Florida is a large and complex state, the 4th most populous in the country, from its densely populated Southern tip to its sparsely populated panhandle. Brunell says that because “Florida is so big and diverse, we decided the approach of regional teams was the best way to go.” The Florida Center’s analysis of the state’s residents and nursing workforce by region gives six designated regional teams the information they need to implement solutions that make sense locally while also generating a clearer statewide picture of where Floridians need more nurses to meet their health care needs.

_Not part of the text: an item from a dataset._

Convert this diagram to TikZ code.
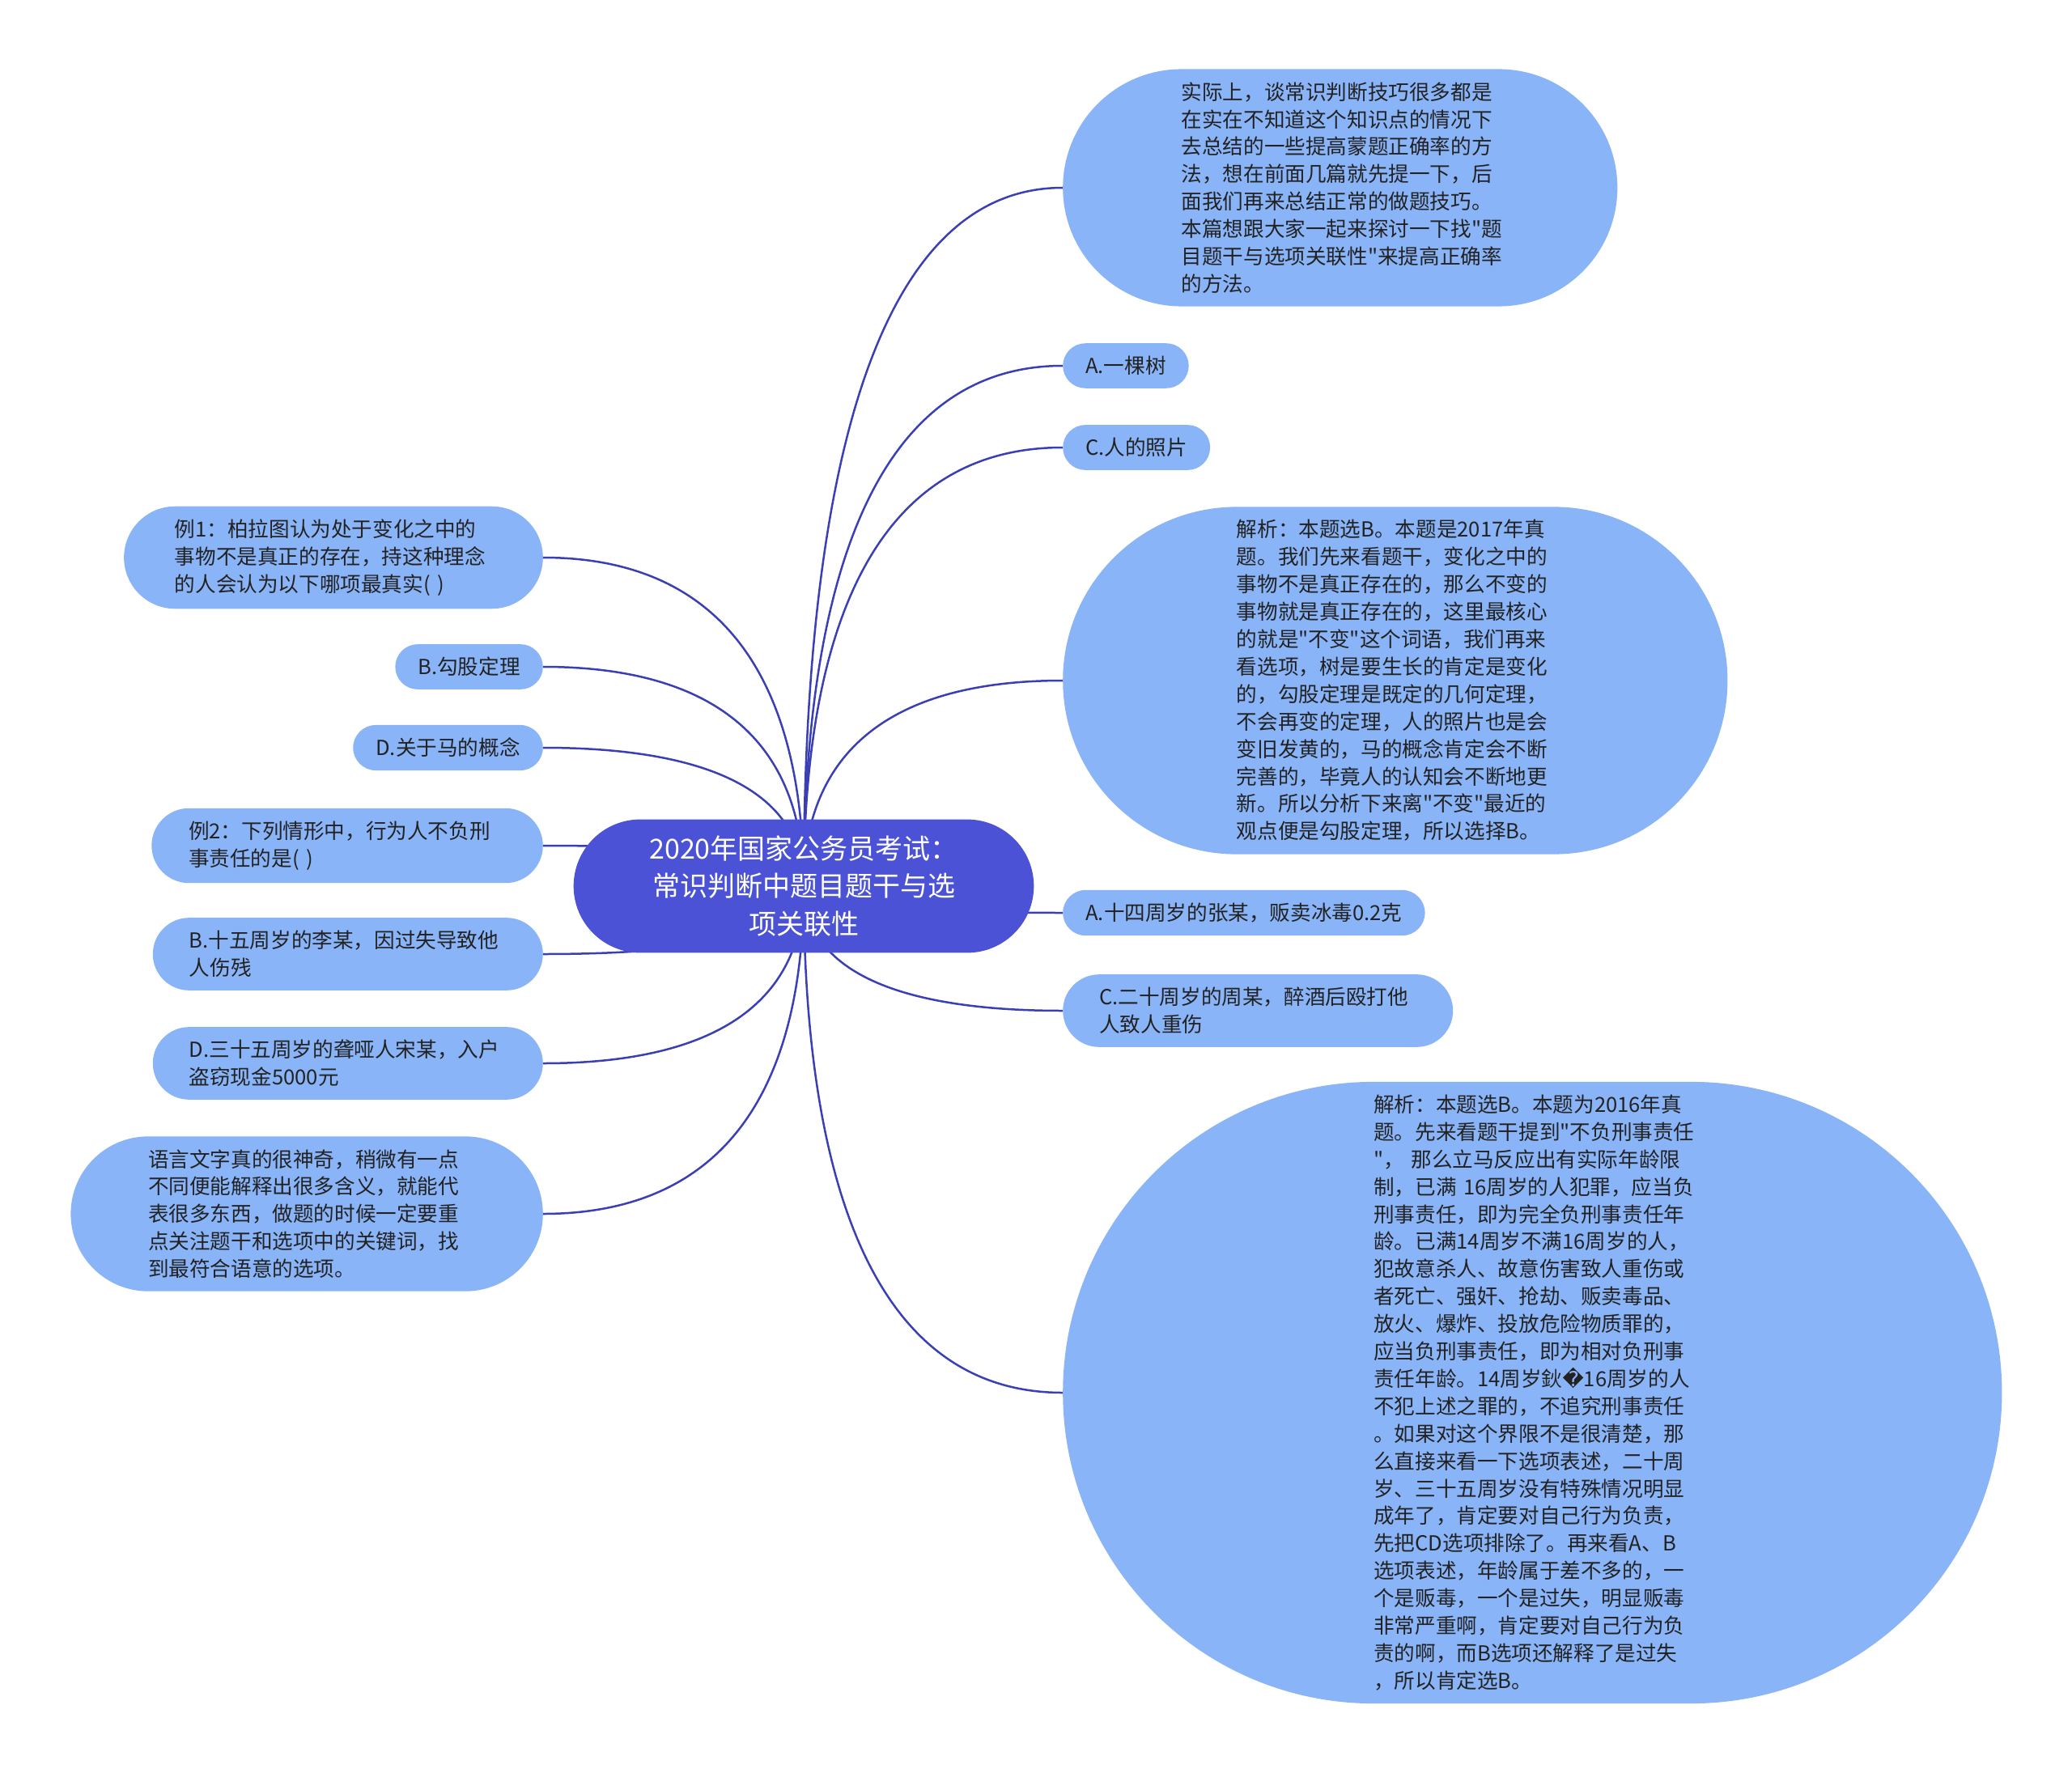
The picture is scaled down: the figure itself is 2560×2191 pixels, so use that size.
\documentclass[tikz,border=0pt]{standalone}
\usepackage{fontspec}
\setmainfont{Noto Sans CJK SC}[Ligatures=TeXOff]
\newfontfamily\fallbackfont{DejaVu Sans}
\usetikzlibrary{shapes.misc,calc,backgrounds}

\definecolor{rootblue}{HTML}{4B52D6}
\definecolor{leafblue}{HTML}{8AB4F8}
\definecolor{linkblue}{HTML}{3A3FB4}
\definecolor{leaftext}{HTML}{222222}

\tikzset{
	maintopic/.style={rounded rectangle, fill=rootblue, text=white, align=center,
		inner xsep=65pt, inner ysep=20pt, font=\fontsize{34}{46.5}\selectfont},
	% #1 = inner xsep, so that the round ends sit beside the text
	subtopic/.style={rounded rectangle, fill=leafblue, text=leaftext, align=left,
		inner xsep=#1, inner ysep=16pt, font=\fontsize{25.6}{33.9}\selectfont},
	wrapped/.style={text width=392pt},
	branch/.style={draw=linkblue, line width=2.5pt,
		to path={.. controls ($(\tikztostart)!0.5!(\tikztostart |- \tikztotarget)$)
			and ($(\tikztostart |- \tikztotarget)!0.2!(\tikztotarget)$) .. (\tikztotarget)}},
}

\begin{document}
\begin{tikzpicture}[x=1pt,y=-1pt]
	\useasboundingbox (0,0) rectangle (2560,2191);
	% root
	\node[maintopic] (ctr) at (993,1095) {2020年国家公务员考试：\\常识判断中题目题干与选\\项关联性};
	% right side
	\node[subtopic=66.6pt, wrapped, anchor=west] (r1) at (1313,232) {实际上，谈常识判断技巧很多都是\\在实在不知道这个知识点的情况下\\去总结的一些提高蒙题正确率的方\\法，想在前面几篇就先提一下，后\\面我们再来总结正常的做题技巧。\\本篇想跟大家一起来探讨一下找"题\\目题干与选项关联性"来提高正确率\\的方法。};
	\node[subtopic=25.4pt, anchor=west] (r2) at (1313,452) {A.一棵树};
	\node[subtopic=25.4pt, anchor=west] (r3) at (1313,553) {C.人的照片};
	\node[subtopic=81.3pt, wrapped, anchor=west] (r4) at (1313,841) {解析：本题选B。本题是2017年真\\题。我们先来看题干，变化之中的\\事物不是真正存在的，那么不变的\\事物就是真正存在的，这里最核心\\的就是"不变"这个词语，我们再来\\看选项，树是要生长的肯定是变化\\的，勾股定理是既定的几何定理，\\不会再变的定理，人的照片也是会\\变旧发黄的，马的概念肯定会不断\\完善的，毕竟人的认知会不断地更\\新。所以分析下来离"不变"最近的\\观点便是勾股定理，所以选择B。};
	\node[subtopic=25.4pt, anchor=west] (r5) at (1313,1128) {A.十四周岁的张某，贩卖冰毒0.2克};
	\node[subtopic=34.5pt, wrapped, anchor=west] (r6) at (1313,1249) {C.二十周岁的周某，醉酒后殴打他\\人致人重伤};
	\node[subtopic=109.7pt, wrapped, anchor=west] (r7) at (1313,1721) {解析：本题选B。本题为2016年真\\题。先来看题干提到"不负刑事责任\\"，~那么立马反应出有实际年龄限\\制，已满~16周岁的人犯罪，应当负\\刑事责任，即为完全负刑事责任年\\龄。已满14周岁不满16周岁的人，\\犯故意杀人、故意伤害致人重伤或\\者死亡、强奸、抢劫、贩卖毒品、\\放火、爆炸、投放危险物质罪的，\\应当负刑事责任，即为相对负刑事\\责任年龄。14周岁鈥{\fallbackfont\symbol{"FFFD}}16周岁的人\\不犯上述之罪的，不追究刑事责任\\。如果对这个界限不是很清楚，那\\么直接来看一下选项表述，二十周\\岁、三十五周岁没有特殊情况明显\\成年了，肯定要对自己行为负责，\\先把CD选项排除了。再来看A、B\\选项表述，年龄属于差不多的，一\\个是贩毒，一个是过失，明显贩毒\\非常严重啊，肯定要对自己行为负\\责的啊，而B选项还解释了是过失\\，所以肯定选B。};
	% left side
	\node[subtopic=41.6pt, wrapped, anchor=east] (l1) at (671,689) {例1：柏拉图认为处于变化之中的\\事物不是真正的存在，持这种理念\\的人会认为以下哪项最真实( )};
	\node[subtopic=25.4pt, anchor=east] (l2) at (671,824) {B.勾股定理};
	\node[subtopic=25.4pt, anchor=east] (l3) at (671,924) {D.关于马的概念};
	\node[subtopic=34.5pt, wrapped, anchor=east] (l4) at (671,1045) {例2：下列情形中，行为人不负刑\\事责任的是( )};
	\node[subtopic=34.5pt, wrapped, anchor=east] (l5) at (671,1179) {B.十五周岁的李某，因过失导致他\\人伤残};
	\node[subtopic=34.5pt, wrapped, anchor=east] (l6) at (671,1314) {D.三十五周岁的聋哑人宋某，入户\\盗窃现金5000元};
	\node[subtopic=53pt, wrapped, anchor=east] (l7) at (671,1500) {语言文字真的很神奇，稍微有一点\\不同便能解释出很多含义，就能代\\表很多东西，做题的时候一定要重\\点关注题干和选项中的关键词，找\\到最符合语意的选项。};
	% connectors
	\begin{scope}[on background layer]
		\foreach \n in {r1,r2,r3,r4,r5,r6,r7}
			\draw[branch] (ctr.center) to (\n.west);
		\foreach \n in {l1,l2,l3,l4,l5,l6,l7}
			\draw[branch] (ctr.center) to (\n.east);
	\end{scope}
\end{tikzpicture}
\end{document}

For example, Florida’s Northeastern region, which includes the cities of Jacksonville and Gainesville, has about 931 registered nurses per 100,000 residents, which is more nursing labor per population than any other area in the state. In the heavily populated South, (mainly Miami-Dade county) however, there are only about 650 nurses per 100,000 residents. South Florida and the Northwest panhandle (which is bordered along the south by the Gulf of Mexico and includes Tallahassee and Pensacola) are also behind the statewide average on the measure of nurses per hospital bed, which is a key indicator of quality of care for patients and quantity of workload for nurses.

One vital source of information used in Brunell and her colleagues’ research is licensing data from the Florida Board of Nursing. At the Florida Center for Nursing’s request, the Board has added nine additional questions to the renewal application that allows for a detailed portrait of Florida’s nurse workforce, including: level of education, years of experience, hours worked and in what settings, and demographics such as age, gender and ethnicity. This data is collected every two years to coincide with the license renewal calendar and ensure its real time accuracy.

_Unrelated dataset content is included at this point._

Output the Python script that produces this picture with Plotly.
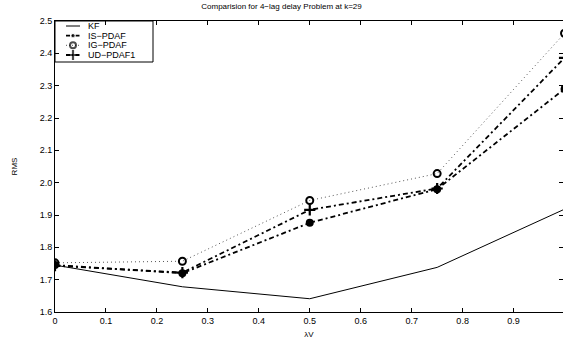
import plotly.graph_objects as go

lam = [0, 0.25, 0.5, 0.75, 1.0]
kf = [1.745, 1.678, 1.641, 1.738, 1.918]
is_pdaf = [1.745, 1.720, 1.876, 1.980, 2.290]
ig_pdaf = [1.752, 1.757, 1.945, 2.028, 2.462]
ud_pdaf1 = [1.743, 1.722, 1.916, 1.982, 2.386]

names = ["KF", "IS\u2212PDAF", "IG\u2212PDAF", "UD\u2212PDAF1"]

DASHDOT = "5px,3px,2px,3px"
styles = [
    dict(line=dict(color="black", width=1), mode="lines", marker=None),
    dict(line=dict(color="black", width=1.8, dash=DASHDOT), mode="lines+markers",
         marker=dict(symbol="circle", size=8, color="black")),
    dict(line=dict(color="#555555", width=1, dash="1px,3px"), mode="lines+markers",
         marker=dict(symbol="circle-open", size=7, color="black", line=dict(width=2, color="black"))),
    dict(line=dict(color="black", width=1.8, dash=DASHDOT), mode="lines+markers",
         marker=dict(symbol="cross-thin", size=8, color="black", line=dict(width=2.2, color="black"))),
]
series = [kf, is_pdaf, ig_pdaf, ud_pdaf1]

fig = go.Figure()
for nm, ys, st in zip(names, series, styles):
    kw = dict(x=lam, y=ys, name=nm, mode=st["mode"], line=st["line"], showlegend=False)
    if st["marker"] is not None:
        kw["marker"] = st["marker"]
    fig.add_trace(go.Scatter(**kw))

# compact MATLAB-style legend drawn on an overlay axis in pixel units
leg_y = [26, 35.7, 45.3, 55]
leg_marker_sizes = [0, 4.5, 6, 7]
for nm, st, yy, ms in zip(names, styles, leg_y, leg_marker_sizes):
    line = dict(st["line"])
    if "dash" in line:
        line["dash"] = "4px,2px,1.5px,2px" if line["dash"] == DASHDOT else "1px,2px"
    kw = dict(x=[66, 73, 80], y=[yy, yy, yy], xaxis="x2", yaxis="y2", showlegend=False,
              hoverinfo="skip", line=line, mode=st["mode"])
    if st["marker"] is not None:
        mk = dict(st["marker"])
        mk["size"] = [0, ms, 0]
        kw["marker"] = mk
    fig.add_trace(go.Scatter(**kw))
    fig.add_annotation(x=86, y=yy, xref="x2", yref="y2", text=nm, showarrow=False,
                       xanchor="left", yanchor="middle", font=dict(size=9, color="black"))

fig.add_shape(type="rect", x0=55, x1=153, y0=21, y1=62, xref="x2", yref="y2",
              line=dict(color="black", width=1), fillcolor="white", layer="below")

axis_common = dict(showgrid=False, zeroline=False, showline=True, linecolor="black",
                   linewidth=1, mirror="ticks", ticks="inside", ticklen=4,
                   tickcolor="black", tickfont=dict(size=9, color="black"))

fig.update_layout(
    width=563, height=344,
    margin=dict(l=55, r=0, t=21, b=32),
    paper_bgcolor="white", plot_bgcolor="white",
    font=dict(family="Liberation Sans, Arial, sans-serif", color="black", size=9),
    title=dict(text="Comparision for 4\u2212lag delay Problem at k=29",
               x=0.5, xanchor="center", y=0.983, yanchor="middle",
               font=dict(size=8)),
    xaxis=dict(range=[0, 0.997], tickvals=[0, 0.1, 0.2, 0.3, 0.4, 0.5, 0.6, 0.7, 0.8, 0.9],
               ticktext=["0", "0.1", "0.2", "0.3", "0.4", "0.5", "0.6", "0.7", "0.8", "0.9"],
               title=dict(text="\u03bbV", font=dict(size=8), standoff=6), **axis_common),
    yaxis=dict(range=[1.6, 2.5], dtick=0.1, tickformat=".1f",
               title=dict(text="RMS", font=dict(size=8), standoff=20), **axis_common),
    xaxis2=dict(overlaying="x", range=[55, 563], visible=False, fixedrange=True),
    yaxis2=dict(overlaying="y", range=[312, 21], visible=False, fixedrange=True),
    showlegend=False,
)

fig.write_html("out.html")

Perhaps most relevant to addressing the nursing shortage are discoveries gleaned from this data about the age and experience of the potential nurse workforce in Florida. Although the number of newly graduating nurses has spiked recently, the overall number of available nurses is growing too slowly to keep up with projected demand because so many are leaving the profession. Roughly 40% of Florida’s nurses are over age 51 and will be retiring in the next ten years; this is loss that directly impacts the state’s health care consumers, and points to an urgent need for retention programs to keep experienced nurses at patients’ bedsides and mentoring younger colleagues.

Using their success with data gathering and analysis, Brunell and Nooney are leading the National Forum of State Nursing Workforce Centers’ effort to create a model that will help other states build their own data sets and adhere to consistent terminology to generate accurate descriptions of the supply of, demand for and educational levels of the nurse workforce in any given state. This portion of their work is supported by the Center to Champion Nursing in America.

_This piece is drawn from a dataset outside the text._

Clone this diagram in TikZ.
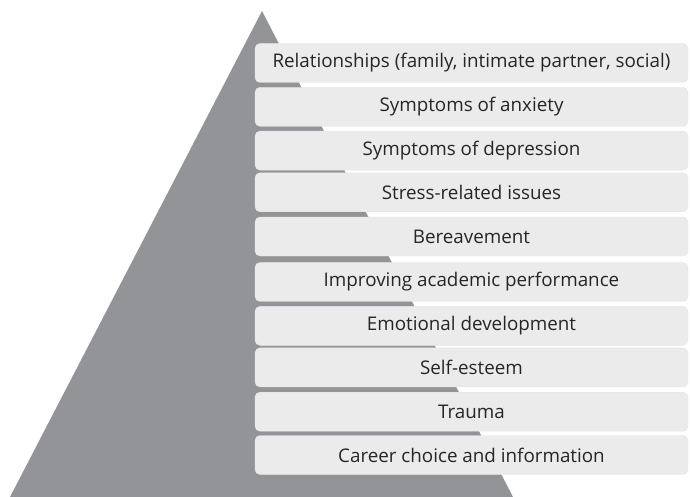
\documentclass[tikz,border=0pt]{standalone}
\usepackage{fontspec}
\setmainfont{Open Sans}
\usetikzlibrary{matrix, positioning}
\definecolor{pyramidgray}{HTML}{939497}
\definecolor{layergray}{HTML}{EBEBEB}

\begin{document}
\begin{tikzpicture}[x=1pt,y=-1pt]
  \useasboundingbox (0,0) rectangle (690,497);
  \fill [pyramidgray] (262,11) -- (513,497) -- (10,497) -- cycle;
  \matrix (pyramid) at (471.5,259)
    [matrix of nodes,%
     nodes={rectangle, rounded corners=5pt, fill=layergray, draw=black!10,
            minimum width=433pt, minimum height=39pt, inner sep=0pt,
            text=black!85, font=\fontsize{18.8}{22}\selectfont},
     row sep={43.8pt,between origins}]
  {
    Relationships (family, intimate partner, social) \\
    Symptoms of anxiety \\
    Symptoms of depression \\
    Stress-related issues \\
    Bereavement \\
    Improving academic performance \\
    Emotional development \\
    Self-esteem \\
    Trauma \\
    Career choice and information \\
  };
\end{tikzpicture}
\end{document}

As one of 30 state teams, Florida illustrates the value of reliable research – and generous outreach. All the state teams are committed to increasing nursing education capacity to address the looming nursing shortage and educate, build and deploy the nursing workforce of the future. Teams are comprised of representatives from nursing education, state workforce offices, state departments of labor, consumers (often AARP state offices), local business, philanthropies, and others. Through strategic partnerships, they implement changes to nursing education, advocate for policy changes, and address faculty shortages all to increase nursing school enrollment and bring more nurses into the workforce. The Center to Champion Nursing in America provides ongoing technical assistance to help teams accomplish these critical tasks and fosters collaborative learning experiences that link the teams and allow them to share best practices and lessons learned with their peers in the other states.
Says Brunell, “nurse advocacy and consumer advocacy are critical partners in resolving this public health issue. AARP represents consumers and its outreach to nurses through this program is a great model. It’s these broader relationships that are going to make the difference.”